Gelelim adada yapılacaklara
Meis’e girerken sizi kiremit renkli kubbe ve minaresi ile Cami ve sıra boyu renkli şirin evler karşılıyor. Akşamüstüne doğru güneşin yönüne göre renkler daha belirginleşiyor. Adanın ilk etapta güzelliği bu rengarenk evlerden geliyor zaten. Bu kadar ile de kalmıyor tabi, sokak aralarında dolaşmaya başladığınızda tertemiz ve mis gibi sabun kokan sokaklar, yolda karşılaştığınız size gülümseyen ada haklı sizi adeta kendine çekiyor.
Meis önceleri Osmanlı’lara, sonra İtalya ve İngiltere’ye bağlandıktan sonra 2.Dünya Savaşı sırasında Yunanistan’a geçmiş. Limanda tekneden iner inmez sol tarafta göreceğiniz cami Osmanlı döneminden kalma ve şu an müze olarak kullanılmakta.
Yukarı kaleye doğru çıkan sokaklardan adayı yukarıdan izleyebilirsiniz.
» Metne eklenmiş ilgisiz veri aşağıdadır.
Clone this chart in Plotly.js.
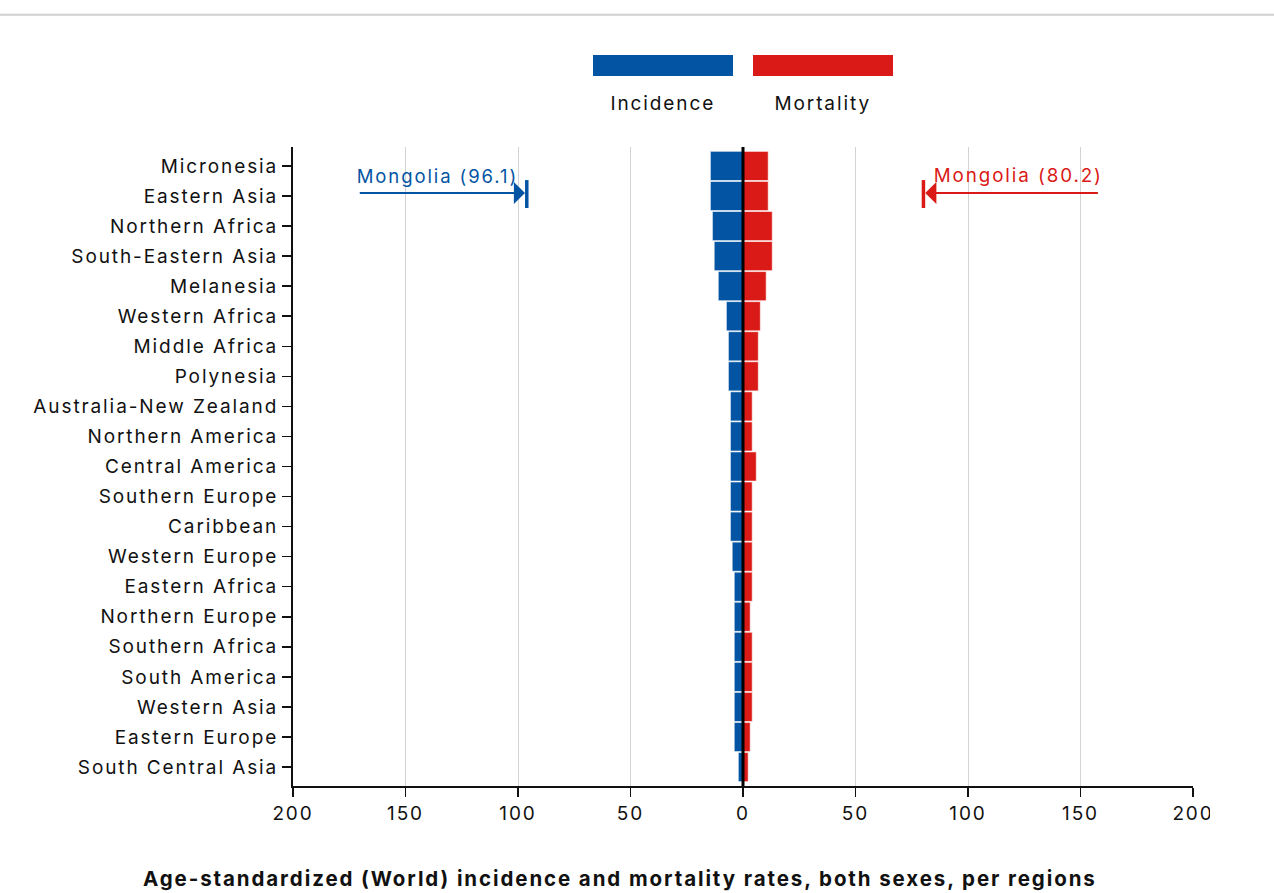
<!DOCTYPE html>
<html>
<head>
<meta charset="utf-8">
<script src="https://cdn.plot.ly/plotly-3.0.1.min.js"></script>
<style>
html,body{margin:0;padding:0;background:#fff;}
#chart{width:1274px;height:893px;}
#chart svg text{letter-spacing:1.9px;}
</style>
</head>
<body>
<div id="chart"></div>
<script>
const regions = ["Micronesia","Eastern Asia","Northern Africa","South-Eastern Asia","Melanesia","Western Africa","Middle Africa","Polynesia","Australia-New Zealand","Northern America","Central America","Southern Europe","Caribbean","Western Europe","Eastern Africa","Northern Europe","Southern Africa","South America","Western Asia","Eastern Europe","South Central Asia"];
const incidence = [14.5,14.5,13.6,12.8,11.0,7.4,6.5,6.5,5.6,5.6,5.6,5.6,5.6,4.8,3.9,3.9,3.9,3.9,3.9,3.9,2.1];
const mortality = [11.2,11.2,13.0,13.0,10.3,7.7,6.8,6.8,4.1,4.1,5.9,4.1,4.1,4.1,4.1,3.2,4.1,4.1,4.1,3.2,2.3];
const tickValues = [-200,-150,-100,-50,0,50,100,150,200];
const tickLabels = ["200","150","100","50","0","50","100","150","200"];
const mongoliaIncidence = 96.1;
const mongoliaMortality = 80.2;

const BLUE = "#0355a3";
const RED = "#da1a17";
const FONT = "Inter, 'Noto Sans', sans-serif";

const traces = [
  {type:"bar", orientation:"h", name:"Incidence", y:regions, x:incidence.map(v=>-v),
   marker:{color:BLUE, line:{color:"rgba(255,255,255,0.6)", width:1}}, hoverinfo:"skip"},
  {type:"bar", orientation:"h", name:"Mortality", y:regions, x:mortality,
   marker:{color:RED, line:{color:"rgba(255,255,255,0.6)", width:1}}, hoverinfo:"skip"}
];

const layout = {
  width:1274, height:893,
  margin:{l:293, r:81, t:147, b:107},
  paper_bgcolor:"#fff", plot_bgcolor:"#fff",
  showlegend:false,
  barmode:"relative",
  bargap:0.03,
  font:{family:FONT, size:19, color:"#111"},
  xaxis:{range:[-200,200], tickvals:tickValues, ticktext:tickLabels,
    showgrid:true, gridcolor:"#d3d3d3", gridwidth:1, zeroline:false,
    showline:true, linecolor:"#111", linewidth:2, ticks:"outside", ticklen:9, tickwidth:1.5, tickcolor:"#111",
    tickfont:{size:19, family:FONT, color:"#111"}, fixedrange:true},
  yaxis:{type:"category", autorange:false, range:[20.63,-0.63], showgrid:false, zeroline:false,
    showline:true, linecolor:"#111", linewidth:2, ticks:"outside", ticklen:9, tickwidth:1.5, tickcolor:"#111",
    tickfont:{size:19, family:FONT, color:"#111"}, fixedrange:true},
  shapes:[
    {type:"line", xref:"x", yref:"paper", x0:0, x1:0, y0:0, y1:1, line:{color:"#000", width:3}, layer:"above"},
    {type:"line", xref:"paper", yref:"paper", x0:-0.4, x1:1.2, y0:1.207, y1:1.207, line:{color:"#d0d0d0", width:2}},
    {type:"rect", xref:"paper", yref:"paper", x0:(593-293)/900, x1:(733-293)/900, y0:(786-76)/639, y1:(786-55)/639, fillcolor:BLUE, line:{width:0}},
    {type:"rect", xref:"paper", yref:"paper", x0:(753-293)/900, x1:(893-293)/900, y0:(786-76)/639, y1:(786-55)/639, fillcolor:RED, line:{width:0}},
    {type:"line", xref:"x", yref:"y", x0:-mongoliaIncidence, x1:-mongoliaIncidence, y0:0.47, y1:1.4, line:{color:BLUE, width:3.5}},
    {type:"line", xref:"x", yref:"y", x0:mongoliaMortality, x1:mongoliaMortality, y0:0.47, y1:1.4, line:{color:RED, width:3.5}},
    {type:"rect", xref:"paper", yref:"paper", x0:(1210-293)/900, x1:1.1, y0:-(830-786)/639, y1:-(797-786)/639, fillcolor:"#fff", line:{width:0}, layer:"above"}
  ],
  annotations:[
    {xref:"x", yref:"y", x:-mongoliaIncidence-0.8, y:0.9, ax:-171, ay:0.9, axref:"x", ayref:"y",
     text:"", showarrow:true, arrowhead:1, arrowsize:1.85, arrowwidth:2, arrowcolor:BLUE, standoff:0},
    {xref:"x", yref:"y", x:mongoliaMortality+0.8, y:0.9, ax:158.4, ay:0.9, axref:"x", ayref:"y",
     text:"", showarrow:true, arrowhead:1, arrowsize:1.85, arrowwidth:2, arrowcolor:RED, standoff:0},
    {xref:"x", yref:"y", x:-170.5, y:0.33, xanchor:"left", yanchor:"middle", showarrow:false, xshift:10,
     text:"Mongolia (" + mongoliaIncidence + ")", font:{size:18.5, color:BLUE, family:FONT}},
    {xref:"x", yref:"y", x:159, y:0.33, xanchor:"right", yanchor:"middle", showarrow:false, xshift:-10,
     text:"Mongolia (" + mongoliaMortality + ")", font:{size:18.8, color:RED, family:FONT}},
    {xref:"paper", yref:"paper", x:(663-293)/900, y:(786-104)/639, showarrow:false, xanchor:"center", yanchor:"middle",
     text:"Incidence", font:{size:19, color:"#111", family:FONT}},
    {xref:"paper", yref:"paper", x:(823-293)/900, y:(786-104)/639, showarrow:false, xanchor:"center", yanchor:"middle",
     text:"Mortality", font:{size:19, color:"#111", family:FONT}},
    {xref:"paper", yref:"paper", x:(620-293)/900, y:-(878-786)/639, showarrow:false, xanchor:"center", yanchor:"middle",
     text:"<b>Age-standardized (World) incidence and mortality rates, both sexes, per regions</b>", font:{size:20.5, color:"#111", family:FONT}}
  ]
};

Plotly.newPlot("chart", traces, layout, {displayModeBar:false, staticPlot:true});
</script>
</body>
</html>
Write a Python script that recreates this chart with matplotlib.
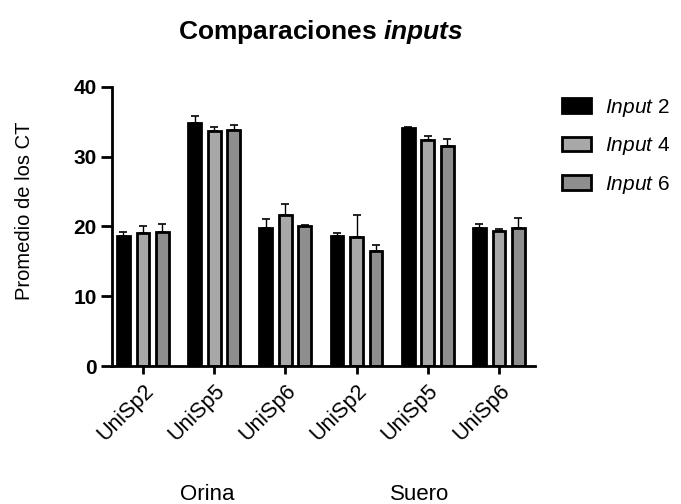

Çok sıcak olduğu için ben en tepelere çıkamadım ama biraz yürüyüp o güzelliği yakaladım diyebilirim.
Limandan sağ tarafa doğru kıyı boyunca küçük mağaza ve restoranlar var. Yolun sonunda da kıyının en şık binalarından şu an butik otel olan Marie’s Kastelorizo yer alıyor.


Kıyı boyunca yürürken Mavi Mağara ve Saint George Plajına kalkan tekneleri göreceksiniz. Her ikisini de alırsanız kişi başı 10 euro. Ben Remezzo Cafe’nin önünde duran turdan aldım. Mavi mağaraya gitmek 15-20 dakikayı buluyor. Görmek ve yüzmek lazım cinsinden bir mağara. Normalde tekne ile içine girebiliyorsunuz ancak belli saatten sonra su yükseldiği için tekneler giremiyor bu durumda yüzerek girmeniz gerekiyor. Tekne girebilse bile yüzmeniz için 10 dakika bir vakit veriyorlar. Bizim şansımıza sular yükselmişti. İyi ki de yükselmiş. Mağaradan içeri girer girmez beni karşılayan güzelliği anlatmak yetmez yaşamak gerekir. Gitmeden çok yorum okumuştum yine de biraz kararsızdım süre sınırlı olduğu için ama yüzerken hissettiklerim o an orada olduğum için iyi ki dedirtti.

Madem denize girdim hava da sıcak olunca dönüşte Saint George Plajında serinlemeye devam edeyim dedim. Turu alırken tekneye binmeden önce kaç gibi gelip almalarını söylüyorsunuz. Zaten 5 dak mesafede olduğu için sürekli bir tekne geliyor. 1.5 saat deniz molası iyi geldi. Saint George Plajı, şezlong, şemsiye, duş ve restoran hizmeti olan şirin bir plaj. Şezlonglar 4 euro. Deniz muhteşem. Benim gittiğim dönem genel olarak deniz sıcak olduğu için hiç çıkmadım diyebilirim. Bu arada adanın merkezinden girebilmek için merdivenler de mevcut. Deniz de şahane. Onu da bir alternatif olarak düşünebilirsiniz.

Buradan Meis merkeze dönüp bir yemek molası veriyorum. 16:00da tekneye yetişeceğim için ancak yemek ve biraz da sokaklar arasında gezdikten sonra süre bitiyor maalesef.
Restoran için sahilde birkaç alternatif mevcut. Tripadvisor’dan seçtiğim Alexsandra’s da oturdum. Euronun patladığı bu dönemde her ne yerseniz yiyin çok pahalı gelecektir. Ben ahtapot ızgara yedim ama yumuşaklığı konusunda pek de memnun kaldığımı söyleyemeyeceğim. Diğer Yunan adalarında yediklerim çok daha lezzetliydi. Sonradan öğrendim ki güneşte kurutup direk ızgara yaptıkları için sakız gibi oluyormuş.
Yemek sırasında, sudan başını çıkarıp bana seslenen adanın sembolü olmuş yaşlı Caretta-Carettayı da görmüş oldum.
Vaktiniz varsa yine biraz ilerisinde Remezzo Cafe de tatlı, kahve keyfi yapabilirsiniz.
Meis’e yolunuz düştüğünde ara sokaklara girip renkli dış görünümlü, ahşap kapıları, çiçeklerle süslü evlerin arasında kaybolmayı asla unutmayın. Benim vaktim olmadığı için gidemedim ama St. George Kilisesi yakından görülebilecek güzel yapılardan biri.